Suppose T does an equality test at the root. The minimality assumption implies that the equality-test key has nonzero (modified) weight. (This follows via the argument given for Property (P2) in the proof of Lemma 11, using Anderson et al’s Theorem 5 or Corollary 3.) So the equality-test key is in Q. Let \(T_1\) be the no-subtree of T and let \(Q_1\subseteq Q\) contain the queries in Q that fall in \(T_1\); so we have \(|Q_1|=m-1\). Set \(Q_1\) is \(T_1\)-separated, so by the inductive assumption, \(T_1\) has modified cost at least \(d_{m-1}\). So the modified cost of T is at least \(m+ d_{m-1} = m + d_1 + d_{m-1} \ge d_m\), as desired.

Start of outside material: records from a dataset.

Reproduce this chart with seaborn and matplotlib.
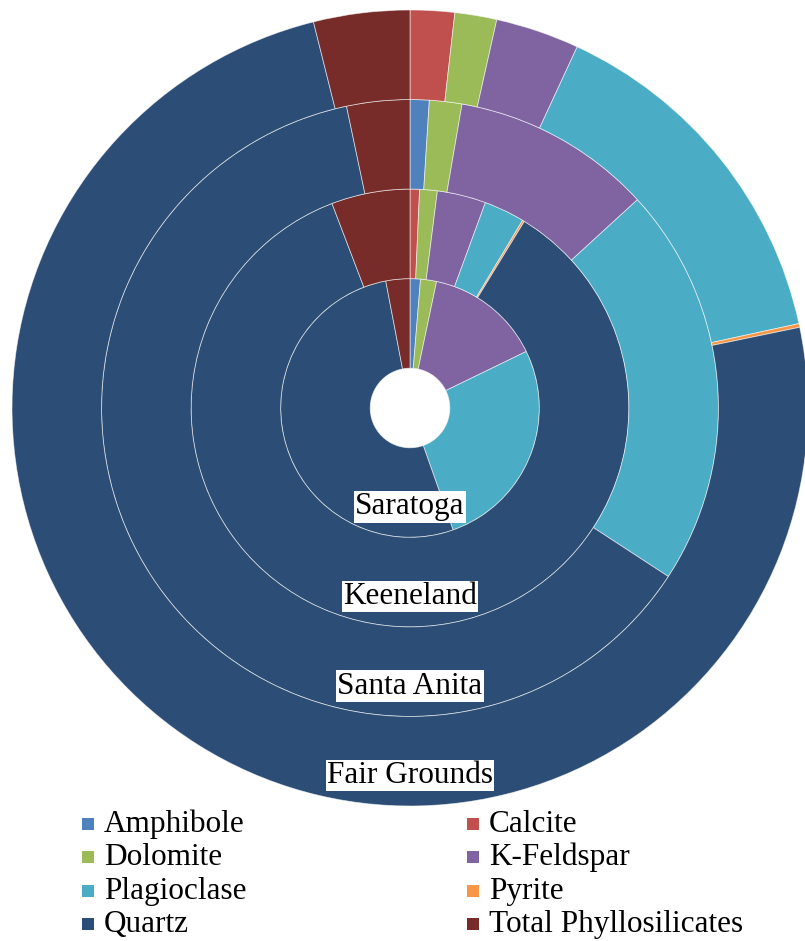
import matplotlib
matplotlib.use("Agg")
import matplotlib.pyplot as plt
from matplotlib import font_manager as fm
from matplotlib.patches import Rectangle
import seaborn as sns

# Mineral composition (%) of track surfaces, one ring per racetrack
minerals = ["Amphibole", "Calcite", "Dolomite", "K-Feldspar",
            "Plagioclase", "Pyrite", "Quartz", "Total Phyllosilicates"]
tracks = ["Saratoga", "Keeneland", "Santa Anita", "Fair Grounds"]  # inner -> outer

saratoga = [1.3, 0.0, 2.0, 14.5, 26.8, 0.0, 52.4, 3.0]
keeneland = [0.0, 0.7, 1.3, 3.6, 3.0, 0.15, 85.45, 5.8]
santa_anita = [1.0, 0.0, 1.7, 10.5, 21.0, 0.0, 62.5, 3.3]
fair_grounds = [0.0, 1.8, 1.7, 3.4, 14.7, 0.15, 74.35, 3.9]

ring_values = [saratoga, keeneland, santa_anita, fair_grounds]

sns.set_theme(style="white")
palette = sns.color_palette(["#4F81BD", "#C0504D", "#9BBB59", "#8064A2",
                             "#4BACC6", "#F79646", "#2C4D75", "#772C2A"])


def serif_font_file():
    """Locate a regular, upright Times-like font file."""
    prefs = ["Tinos", "Liberation Serif", "Times New Roman", "Noto Serif",
             "DejaVu Serif"]
    entries = fm.fontManager.ttflist
    for name in prefs:
        cands = [f for f in entries if f.name == name and f.style == "normal"
                 and f.weight in (400, "normal", "regular")]
        if cands:
            cands.sort(key=lambda f: ("Regular" not in f.fname, len(f.fname)))
            return cands[0].fname
    return fm.findfont(fm.FontProperties(family="serif"))


FONT_FILE = serif_font_file()


def serif(size):
    return fm.FontProperties(fname=FONT_FILE, size=size)


W, H = 805, 941
fig = plt.figure(figsize=(W / 100, H / 100), dpi=100)
fig.patch.set_facecolor("white")

# Doughnut axes: centre at (410, 408) px, outer radius 398 px
cx, cy, R = 410, 408, 398
ax = fig.add_axes([(cx - R) / W, (H - cy - R) / H, 2 * R / W, 2 * R / H])

hole = 0.10
ring_w = (1.0 - hole) / len(tracks)

for i, (track, vals) in enumerate(zip(tracks, ring_values)):
    outer = hole + ring_w * (i + 1)
    keep = [k for k, v in enumerate(vals) if v > 0]
    ax.pie([vals[k] for k in keep],
           colors=[palette[k] for k in keep],
           radius=outer, startangle=90, counterclock=False,
           wedgeprops=dict(width=ring_w, edgecolor=(1, 1, 1, 0.6),
                           linewidth=0.6))
    mid = outer - ring_w / 2
    ax.text(0, -mid - 0.055, track, ha="center", va="baseline",
            fontproperties=serif(22.5), color="black",
            bbox=dict(boxstyle="square,pad=0.04", fc="white", ec="none"))

ax.set_xlim(-1, 1)
ax.set_ylim(-1, 1)
ax.set_aspect("equal")
ax.set_axis_off()

# Legend: two columns, filled row by row
col_x = [82, 467]
row_base = 832
row_step = 33.4
sq = 12
for k, name in enumerate(minerals):
    col, row = k % 2, k // 2
    base = row_base + row * row_step
    x0 = col_x[col]
    fig.add_artist(Rectangle((x0 / W, 1 - (base - 2) / H), sq / W, sq / H,
                             transform=fig.transFigure,
                             facecolor=palette[k], edgecolor="none"))
    fig.text((x0 + sq + 10) / W, 1 - base / H, name, ha="left",
             va="baseline", fontproperties=serif(22.5), color="black")

fig.savefig("out.png", dpi=100, facecolor="white")
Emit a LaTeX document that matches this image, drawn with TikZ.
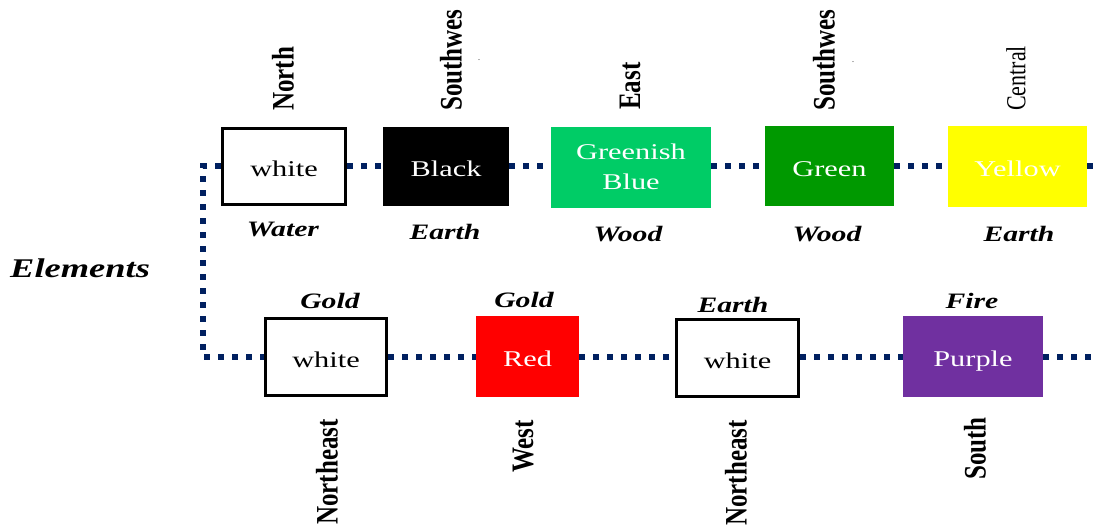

Part (ii). The proof of Part (ii) follows the same inductive argument as above. The base cases for \(m=1,2\) are trivial. The verification of the base case for \(m=3\) is by straightforward case analysis. In the inductive step, the only significant difference is in the case when T does an inequality test at the root. Since Q is now only nearly separated, \(Q_1\) will be \(T_1\)-separated while \(Q_2\) will be nearly \(T_2\)-separated (or vice versa), giving us that the modified cost of T is at least \(m+d_{i} + e_{m-i} \ge e_m\). \(\square \)

Note: We would like to use this opportunity to acknowledge yet another error in the literature on binary split trees, this one in our own paper [3]. In that paper we introduced a perturbation method that can be used to extend algorithms for binary search trees with keys of distinct weights to instances where key-weights need not be distinct, and we claimed that this method can be used to speed up the computation of optimal binary split trees to achieve running time \(O(n^4)\). (Recall that in binary split trees from [7, 9, 12], the equality-test key in each node must be a most likely key among keys reaching the node.) As it turns out, this claim is not valid. In essence, the perturbation approach from [3] does not apply to binary split trees because such perturbations affect the choice of the equality-test key and thus also the validity of some trees. See [4, 5] for an erratum, full proofs of the remaining results, and pointers to follow-up work.